**Problem to work on:**
Print, please, exactly and only the lines between the line holding "Output the web" and the line holding "const comma = (v, d)", inclusive, omitting any pictures.

Code that draws figures
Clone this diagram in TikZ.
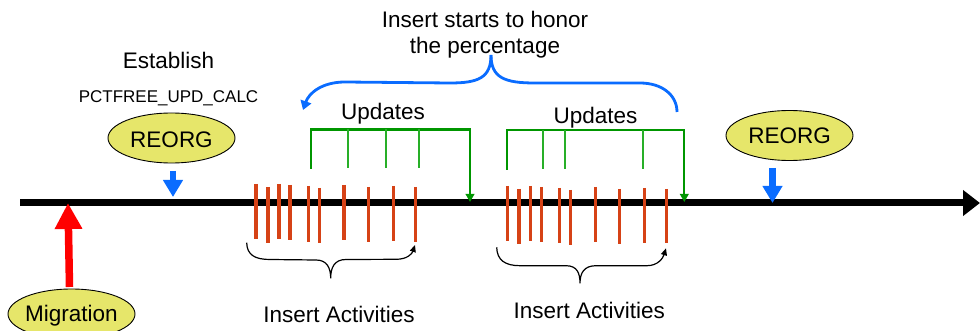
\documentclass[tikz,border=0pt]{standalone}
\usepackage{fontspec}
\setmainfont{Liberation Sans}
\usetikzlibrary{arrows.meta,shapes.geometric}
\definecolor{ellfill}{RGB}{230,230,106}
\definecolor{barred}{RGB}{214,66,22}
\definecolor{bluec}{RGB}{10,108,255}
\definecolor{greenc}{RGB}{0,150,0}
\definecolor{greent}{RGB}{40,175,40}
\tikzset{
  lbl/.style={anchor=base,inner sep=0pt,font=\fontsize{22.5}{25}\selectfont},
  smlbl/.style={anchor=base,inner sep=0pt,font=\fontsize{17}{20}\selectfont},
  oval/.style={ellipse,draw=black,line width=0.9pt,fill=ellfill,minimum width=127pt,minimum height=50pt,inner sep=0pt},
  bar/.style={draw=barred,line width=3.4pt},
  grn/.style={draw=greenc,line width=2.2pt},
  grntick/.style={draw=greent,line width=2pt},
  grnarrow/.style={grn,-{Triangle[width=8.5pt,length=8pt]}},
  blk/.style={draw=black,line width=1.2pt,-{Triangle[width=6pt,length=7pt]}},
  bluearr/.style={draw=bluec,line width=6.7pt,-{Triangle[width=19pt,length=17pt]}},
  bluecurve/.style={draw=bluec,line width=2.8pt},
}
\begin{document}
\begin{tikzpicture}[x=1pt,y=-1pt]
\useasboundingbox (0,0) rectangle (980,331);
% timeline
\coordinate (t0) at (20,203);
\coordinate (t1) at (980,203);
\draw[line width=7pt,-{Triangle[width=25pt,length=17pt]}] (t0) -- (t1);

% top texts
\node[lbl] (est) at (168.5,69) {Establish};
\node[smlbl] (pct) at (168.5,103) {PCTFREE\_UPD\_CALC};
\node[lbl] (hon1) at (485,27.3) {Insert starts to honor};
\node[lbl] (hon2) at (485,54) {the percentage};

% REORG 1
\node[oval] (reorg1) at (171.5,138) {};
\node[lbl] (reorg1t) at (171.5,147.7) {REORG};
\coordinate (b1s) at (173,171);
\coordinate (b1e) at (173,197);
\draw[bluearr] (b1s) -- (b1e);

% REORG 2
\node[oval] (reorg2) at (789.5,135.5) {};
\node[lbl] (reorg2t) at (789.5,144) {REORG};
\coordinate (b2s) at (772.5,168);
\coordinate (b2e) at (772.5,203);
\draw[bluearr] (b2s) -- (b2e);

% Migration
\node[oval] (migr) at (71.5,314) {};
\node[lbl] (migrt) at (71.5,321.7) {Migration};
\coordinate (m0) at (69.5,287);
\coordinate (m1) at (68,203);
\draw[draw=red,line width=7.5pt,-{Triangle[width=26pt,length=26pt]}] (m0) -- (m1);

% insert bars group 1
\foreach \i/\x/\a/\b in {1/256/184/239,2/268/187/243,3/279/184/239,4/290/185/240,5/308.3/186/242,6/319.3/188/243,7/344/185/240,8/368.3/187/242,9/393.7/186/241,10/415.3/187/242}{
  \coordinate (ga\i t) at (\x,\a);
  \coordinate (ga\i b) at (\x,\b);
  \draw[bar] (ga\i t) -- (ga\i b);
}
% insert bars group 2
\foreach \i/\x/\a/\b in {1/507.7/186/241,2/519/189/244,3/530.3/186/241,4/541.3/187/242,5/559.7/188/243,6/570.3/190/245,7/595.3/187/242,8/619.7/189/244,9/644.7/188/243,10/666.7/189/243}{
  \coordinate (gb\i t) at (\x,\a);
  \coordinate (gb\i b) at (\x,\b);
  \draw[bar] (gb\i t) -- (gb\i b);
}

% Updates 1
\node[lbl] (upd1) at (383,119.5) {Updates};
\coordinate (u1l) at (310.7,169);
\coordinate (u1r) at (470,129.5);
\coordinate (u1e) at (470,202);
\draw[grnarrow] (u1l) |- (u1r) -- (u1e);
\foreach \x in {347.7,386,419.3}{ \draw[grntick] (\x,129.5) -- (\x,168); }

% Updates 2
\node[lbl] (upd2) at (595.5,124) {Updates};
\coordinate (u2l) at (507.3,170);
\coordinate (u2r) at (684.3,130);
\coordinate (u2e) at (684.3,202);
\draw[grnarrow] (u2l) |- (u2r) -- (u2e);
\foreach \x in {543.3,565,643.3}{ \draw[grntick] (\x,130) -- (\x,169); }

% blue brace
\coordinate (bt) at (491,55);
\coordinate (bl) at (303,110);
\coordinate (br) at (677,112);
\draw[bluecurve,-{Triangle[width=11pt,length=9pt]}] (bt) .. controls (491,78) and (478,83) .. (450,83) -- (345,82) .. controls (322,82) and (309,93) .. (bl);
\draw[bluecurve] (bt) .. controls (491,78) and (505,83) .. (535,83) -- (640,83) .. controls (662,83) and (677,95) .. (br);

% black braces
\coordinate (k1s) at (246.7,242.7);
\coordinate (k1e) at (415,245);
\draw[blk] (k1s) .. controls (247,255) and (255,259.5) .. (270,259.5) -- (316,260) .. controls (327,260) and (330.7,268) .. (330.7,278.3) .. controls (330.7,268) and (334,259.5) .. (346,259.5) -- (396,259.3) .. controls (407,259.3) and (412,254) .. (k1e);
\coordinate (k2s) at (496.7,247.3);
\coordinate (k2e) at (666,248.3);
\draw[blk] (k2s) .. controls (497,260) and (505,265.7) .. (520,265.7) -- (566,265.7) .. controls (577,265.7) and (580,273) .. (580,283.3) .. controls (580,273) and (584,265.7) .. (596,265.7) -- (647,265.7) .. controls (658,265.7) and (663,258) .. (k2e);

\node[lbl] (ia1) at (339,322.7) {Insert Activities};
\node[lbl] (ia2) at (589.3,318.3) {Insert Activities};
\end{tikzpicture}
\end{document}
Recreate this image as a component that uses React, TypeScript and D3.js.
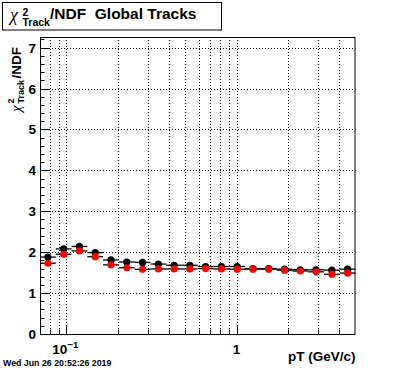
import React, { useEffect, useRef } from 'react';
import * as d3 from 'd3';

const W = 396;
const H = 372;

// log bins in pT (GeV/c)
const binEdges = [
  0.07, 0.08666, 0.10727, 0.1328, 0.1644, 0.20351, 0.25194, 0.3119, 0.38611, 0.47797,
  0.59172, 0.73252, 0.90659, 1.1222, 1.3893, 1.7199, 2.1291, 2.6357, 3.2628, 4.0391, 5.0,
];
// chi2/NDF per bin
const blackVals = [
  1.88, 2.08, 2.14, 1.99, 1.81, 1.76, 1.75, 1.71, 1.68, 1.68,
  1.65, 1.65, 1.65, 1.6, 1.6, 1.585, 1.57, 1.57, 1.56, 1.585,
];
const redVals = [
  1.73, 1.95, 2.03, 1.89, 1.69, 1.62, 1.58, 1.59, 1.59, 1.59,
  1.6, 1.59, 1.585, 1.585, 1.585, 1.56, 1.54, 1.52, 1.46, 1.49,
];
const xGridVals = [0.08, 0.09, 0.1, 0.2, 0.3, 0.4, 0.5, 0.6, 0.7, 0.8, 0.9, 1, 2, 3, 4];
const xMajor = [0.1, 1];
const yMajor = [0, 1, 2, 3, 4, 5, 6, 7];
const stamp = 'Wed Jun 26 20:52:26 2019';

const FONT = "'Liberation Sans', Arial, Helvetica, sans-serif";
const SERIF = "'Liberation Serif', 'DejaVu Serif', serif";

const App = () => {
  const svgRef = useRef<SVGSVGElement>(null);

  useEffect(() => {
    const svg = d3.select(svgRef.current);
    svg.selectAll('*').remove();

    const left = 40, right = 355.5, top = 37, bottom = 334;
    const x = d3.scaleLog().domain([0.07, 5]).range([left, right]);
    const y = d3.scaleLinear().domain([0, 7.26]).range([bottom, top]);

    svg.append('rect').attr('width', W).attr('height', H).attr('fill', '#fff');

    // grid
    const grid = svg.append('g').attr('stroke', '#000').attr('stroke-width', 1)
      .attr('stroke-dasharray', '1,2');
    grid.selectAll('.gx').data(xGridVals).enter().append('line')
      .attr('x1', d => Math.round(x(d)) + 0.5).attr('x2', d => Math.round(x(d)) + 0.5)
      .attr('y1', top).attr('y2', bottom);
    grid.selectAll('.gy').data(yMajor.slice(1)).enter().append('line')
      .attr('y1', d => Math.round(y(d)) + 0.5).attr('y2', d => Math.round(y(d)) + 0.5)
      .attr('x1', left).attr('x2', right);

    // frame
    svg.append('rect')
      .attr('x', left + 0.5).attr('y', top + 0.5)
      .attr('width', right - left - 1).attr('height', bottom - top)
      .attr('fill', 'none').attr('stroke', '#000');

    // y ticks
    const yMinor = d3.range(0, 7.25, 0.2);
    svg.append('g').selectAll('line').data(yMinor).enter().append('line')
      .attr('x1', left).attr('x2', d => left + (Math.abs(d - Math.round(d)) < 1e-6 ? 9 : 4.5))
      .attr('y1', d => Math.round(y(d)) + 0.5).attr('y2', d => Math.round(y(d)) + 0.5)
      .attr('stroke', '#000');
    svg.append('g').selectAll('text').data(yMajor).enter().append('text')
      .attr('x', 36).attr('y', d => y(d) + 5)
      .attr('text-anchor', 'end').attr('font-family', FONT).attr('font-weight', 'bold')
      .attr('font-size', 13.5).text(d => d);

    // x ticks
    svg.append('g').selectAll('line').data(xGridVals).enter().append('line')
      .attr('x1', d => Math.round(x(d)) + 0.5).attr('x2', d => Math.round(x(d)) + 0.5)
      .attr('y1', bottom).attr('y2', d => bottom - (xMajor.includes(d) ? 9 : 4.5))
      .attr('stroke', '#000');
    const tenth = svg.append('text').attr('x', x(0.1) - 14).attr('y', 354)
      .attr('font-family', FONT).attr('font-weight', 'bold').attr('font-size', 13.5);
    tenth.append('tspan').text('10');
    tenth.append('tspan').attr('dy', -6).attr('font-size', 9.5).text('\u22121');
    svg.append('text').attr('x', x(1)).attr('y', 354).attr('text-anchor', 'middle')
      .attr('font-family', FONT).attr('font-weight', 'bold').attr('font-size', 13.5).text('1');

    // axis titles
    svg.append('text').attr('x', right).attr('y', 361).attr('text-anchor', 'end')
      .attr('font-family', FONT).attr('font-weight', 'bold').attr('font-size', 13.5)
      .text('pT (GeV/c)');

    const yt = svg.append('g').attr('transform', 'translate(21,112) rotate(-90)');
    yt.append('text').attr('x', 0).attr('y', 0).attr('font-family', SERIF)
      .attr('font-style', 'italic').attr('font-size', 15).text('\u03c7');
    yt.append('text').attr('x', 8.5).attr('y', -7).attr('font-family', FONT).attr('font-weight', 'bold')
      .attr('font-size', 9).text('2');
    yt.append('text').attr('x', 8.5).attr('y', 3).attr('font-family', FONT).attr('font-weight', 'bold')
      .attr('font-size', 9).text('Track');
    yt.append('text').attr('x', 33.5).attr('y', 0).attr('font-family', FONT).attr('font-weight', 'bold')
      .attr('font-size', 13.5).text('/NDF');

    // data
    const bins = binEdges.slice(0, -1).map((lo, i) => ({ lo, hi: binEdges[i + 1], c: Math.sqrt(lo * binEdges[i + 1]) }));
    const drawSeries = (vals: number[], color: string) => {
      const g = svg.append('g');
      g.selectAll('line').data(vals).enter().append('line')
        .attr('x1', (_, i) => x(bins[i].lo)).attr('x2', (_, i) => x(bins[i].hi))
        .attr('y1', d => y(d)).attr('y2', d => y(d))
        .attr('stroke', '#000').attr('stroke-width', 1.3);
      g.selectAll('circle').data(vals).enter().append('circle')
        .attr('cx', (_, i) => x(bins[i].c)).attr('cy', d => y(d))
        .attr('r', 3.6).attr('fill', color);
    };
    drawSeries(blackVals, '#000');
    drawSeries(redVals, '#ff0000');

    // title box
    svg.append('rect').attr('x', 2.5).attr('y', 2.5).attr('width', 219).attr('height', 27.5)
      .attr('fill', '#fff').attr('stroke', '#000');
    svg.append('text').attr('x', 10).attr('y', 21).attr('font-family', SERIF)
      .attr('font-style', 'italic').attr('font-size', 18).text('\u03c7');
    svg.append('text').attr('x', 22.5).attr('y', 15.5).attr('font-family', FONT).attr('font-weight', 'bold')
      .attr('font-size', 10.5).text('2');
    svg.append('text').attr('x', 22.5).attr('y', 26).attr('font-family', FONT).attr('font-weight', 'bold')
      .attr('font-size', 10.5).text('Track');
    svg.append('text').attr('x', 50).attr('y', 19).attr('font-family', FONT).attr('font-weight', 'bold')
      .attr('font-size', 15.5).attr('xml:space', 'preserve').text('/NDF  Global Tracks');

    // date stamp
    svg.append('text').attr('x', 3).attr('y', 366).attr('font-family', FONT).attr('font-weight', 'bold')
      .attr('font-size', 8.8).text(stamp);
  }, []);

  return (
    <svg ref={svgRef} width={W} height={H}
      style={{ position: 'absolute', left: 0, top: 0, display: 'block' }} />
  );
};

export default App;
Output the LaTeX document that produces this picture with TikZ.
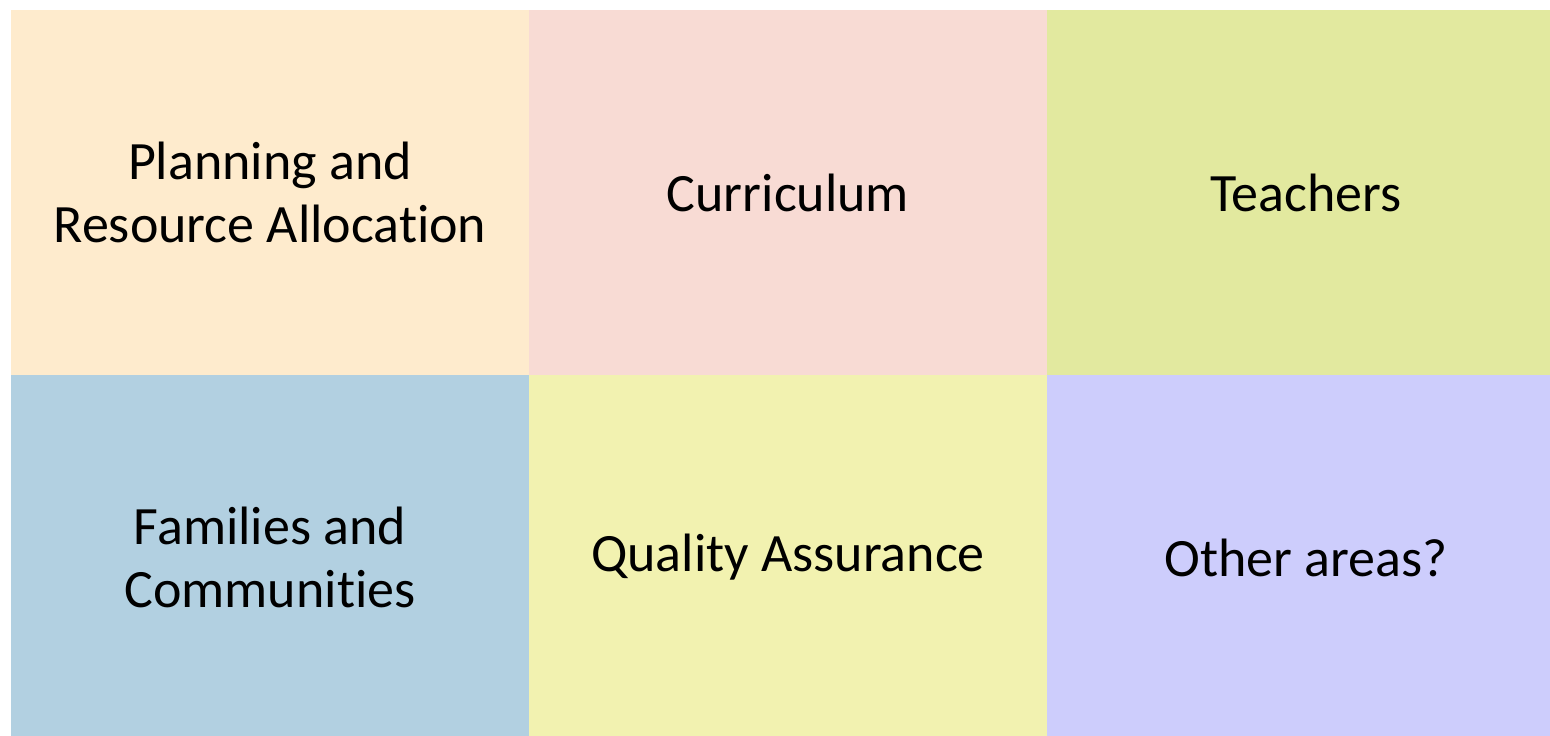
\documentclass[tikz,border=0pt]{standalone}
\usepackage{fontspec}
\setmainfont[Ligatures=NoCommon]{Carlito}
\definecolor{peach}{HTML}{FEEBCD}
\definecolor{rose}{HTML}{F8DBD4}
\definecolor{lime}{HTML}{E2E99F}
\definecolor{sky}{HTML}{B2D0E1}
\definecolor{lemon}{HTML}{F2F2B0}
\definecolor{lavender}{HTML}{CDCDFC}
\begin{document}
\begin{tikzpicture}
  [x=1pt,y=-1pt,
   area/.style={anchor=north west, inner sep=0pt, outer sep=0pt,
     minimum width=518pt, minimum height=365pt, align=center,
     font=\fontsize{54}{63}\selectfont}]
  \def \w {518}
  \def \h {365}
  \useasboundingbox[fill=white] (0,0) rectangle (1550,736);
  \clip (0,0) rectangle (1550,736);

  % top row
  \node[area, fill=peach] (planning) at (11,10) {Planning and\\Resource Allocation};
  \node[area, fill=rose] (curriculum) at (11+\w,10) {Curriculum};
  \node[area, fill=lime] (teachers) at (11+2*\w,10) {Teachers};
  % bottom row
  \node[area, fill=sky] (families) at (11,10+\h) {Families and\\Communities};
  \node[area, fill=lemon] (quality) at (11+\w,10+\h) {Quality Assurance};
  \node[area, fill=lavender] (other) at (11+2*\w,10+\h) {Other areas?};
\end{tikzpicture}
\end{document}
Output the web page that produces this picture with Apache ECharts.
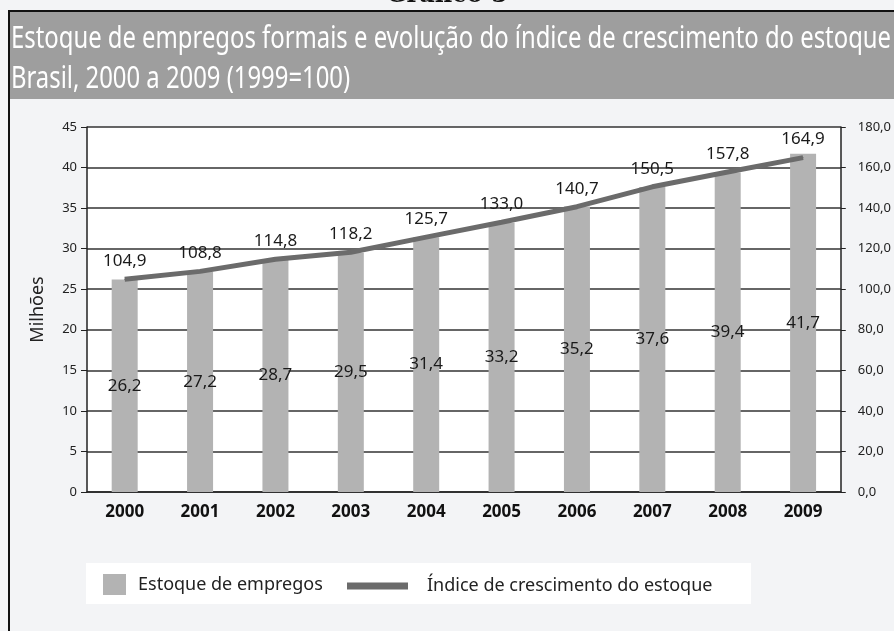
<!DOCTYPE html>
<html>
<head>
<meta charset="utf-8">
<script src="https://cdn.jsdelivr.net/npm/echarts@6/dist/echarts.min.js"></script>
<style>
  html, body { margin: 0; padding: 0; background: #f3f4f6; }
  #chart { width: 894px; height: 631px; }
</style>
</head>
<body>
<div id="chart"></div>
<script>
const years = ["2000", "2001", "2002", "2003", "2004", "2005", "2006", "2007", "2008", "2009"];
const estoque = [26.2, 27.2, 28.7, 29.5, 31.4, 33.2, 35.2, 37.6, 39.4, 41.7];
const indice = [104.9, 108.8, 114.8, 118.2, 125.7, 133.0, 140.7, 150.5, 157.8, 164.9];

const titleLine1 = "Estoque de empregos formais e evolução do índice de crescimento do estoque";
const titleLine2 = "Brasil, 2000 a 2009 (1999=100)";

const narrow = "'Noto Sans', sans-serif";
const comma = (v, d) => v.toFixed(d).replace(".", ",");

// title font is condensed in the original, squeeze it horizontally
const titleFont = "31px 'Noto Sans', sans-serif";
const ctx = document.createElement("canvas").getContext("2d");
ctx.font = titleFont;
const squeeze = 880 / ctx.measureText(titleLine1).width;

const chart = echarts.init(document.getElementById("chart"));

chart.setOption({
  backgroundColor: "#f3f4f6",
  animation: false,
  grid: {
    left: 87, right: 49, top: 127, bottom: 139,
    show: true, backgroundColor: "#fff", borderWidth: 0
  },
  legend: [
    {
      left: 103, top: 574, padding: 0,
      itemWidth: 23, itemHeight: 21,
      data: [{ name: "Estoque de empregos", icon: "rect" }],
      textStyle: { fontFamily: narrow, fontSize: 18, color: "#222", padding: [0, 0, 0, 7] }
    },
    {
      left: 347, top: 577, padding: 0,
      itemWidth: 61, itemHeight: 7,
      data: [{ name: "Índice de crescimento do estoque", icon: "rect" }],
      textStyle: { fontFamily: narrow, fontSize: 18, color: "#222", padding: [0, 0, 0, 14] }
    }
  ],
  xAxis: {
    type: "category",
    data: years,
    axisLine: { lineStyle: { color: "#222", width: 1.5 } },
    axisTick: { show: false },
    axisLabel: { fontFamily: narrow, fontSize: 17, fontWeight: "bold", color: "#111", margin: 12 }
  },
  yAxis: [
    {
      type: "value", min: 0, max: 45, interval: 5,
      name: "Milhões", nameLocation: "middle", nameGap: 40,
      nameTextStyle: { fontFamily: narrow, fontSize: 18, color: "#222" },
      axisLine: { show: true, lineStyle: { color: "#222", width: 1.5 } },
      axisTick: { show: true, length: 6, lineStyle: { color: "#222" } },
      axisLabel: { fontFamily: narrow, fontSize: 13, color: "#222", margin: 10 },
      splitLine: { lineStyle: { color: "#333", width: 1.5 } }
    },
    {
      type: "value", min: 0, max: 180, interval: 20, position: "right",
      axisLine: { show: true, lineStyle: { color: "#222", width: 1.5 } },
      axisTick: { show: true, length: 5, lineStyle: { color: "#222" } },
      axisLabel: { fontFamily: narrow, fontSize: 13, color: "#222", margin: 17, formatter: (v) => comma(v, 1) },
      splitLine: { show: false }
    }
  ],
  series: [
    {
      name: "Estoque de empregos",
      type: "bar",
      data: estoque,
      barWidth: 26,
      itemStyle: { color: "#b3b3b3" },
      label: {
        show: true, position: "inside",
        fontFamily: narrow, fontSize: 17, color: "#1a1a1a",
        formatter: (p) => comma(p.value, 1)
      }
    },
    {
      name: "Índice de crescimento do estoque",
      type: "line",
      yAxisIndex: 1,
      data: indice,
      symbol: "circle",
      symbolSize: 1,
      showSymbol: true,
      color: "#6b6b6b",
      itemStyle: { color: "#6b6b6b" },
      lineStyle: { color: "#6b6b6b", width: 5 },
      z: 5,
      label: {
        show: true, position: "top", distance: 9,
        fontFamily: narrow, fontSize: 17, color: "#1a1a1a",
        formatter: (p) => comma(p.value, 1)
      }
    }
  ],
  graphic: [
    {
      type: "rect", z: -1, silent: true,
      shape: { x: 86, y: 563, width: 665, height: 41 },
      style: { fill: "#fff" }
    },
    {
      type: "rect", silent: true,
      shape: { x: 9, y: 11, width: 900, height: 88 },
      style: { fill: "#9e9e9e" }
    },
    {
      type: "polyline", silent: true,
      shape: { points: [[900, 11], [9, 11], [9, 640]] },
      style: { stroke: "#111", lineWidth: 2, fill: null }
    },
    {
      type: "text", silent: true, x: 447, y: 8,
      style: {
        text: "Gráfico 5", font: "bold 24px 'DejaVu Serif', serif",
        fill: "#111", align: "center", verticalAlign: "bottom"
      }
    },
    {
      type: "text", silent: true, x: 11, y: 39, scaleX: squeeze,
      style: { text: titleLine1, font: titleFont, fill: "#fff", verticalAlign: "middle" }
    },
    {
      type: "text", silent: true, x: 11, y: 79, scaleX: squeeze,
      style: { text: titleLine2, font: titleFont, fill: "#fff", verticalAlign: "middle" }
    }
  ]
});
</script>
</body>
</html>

**Result:**
Output the web page that produces this picture with Apache ECharts.
<!DOCTYPE html>
<html>
<head>
<meta charset="utf-8">
<script src="https://cdn.jsdelivr.net/npm/echarts@6/dist/echarts.min.js"></script>
<style>
  html, body { margin: 0; padding: 0; background: #f3f4f6; }
  #chart { width: 894px; height: 631px; }
</style>
</head>
<body>
<div id="chart"></div>
<script>
const years = ["2000", "2001", "2002", "2003", "2004", "2005", "2006", "2007", "2008", "2009"];
const estoque = [26.2, 27.2, 28.7, 29.5, 31.4, 33.2, 35.2, 37.6, 39.4, 41.7];
const indice = [104.9, 108.8, 114.8, 118.2, 125.7, 133.0, 140.7, 150.5, 157.8, 164.9];

const titleLine1 = "Estoque de empregos formais e evolução do índice de crescimento do estoque";
const titleLine2 = "Brasil, 2000 a 2009 (1999=100)";

const narrow = "'Noto Sans', sans-serif";
const comma = (v, d) => v.toFixed(d).replace(".", ",");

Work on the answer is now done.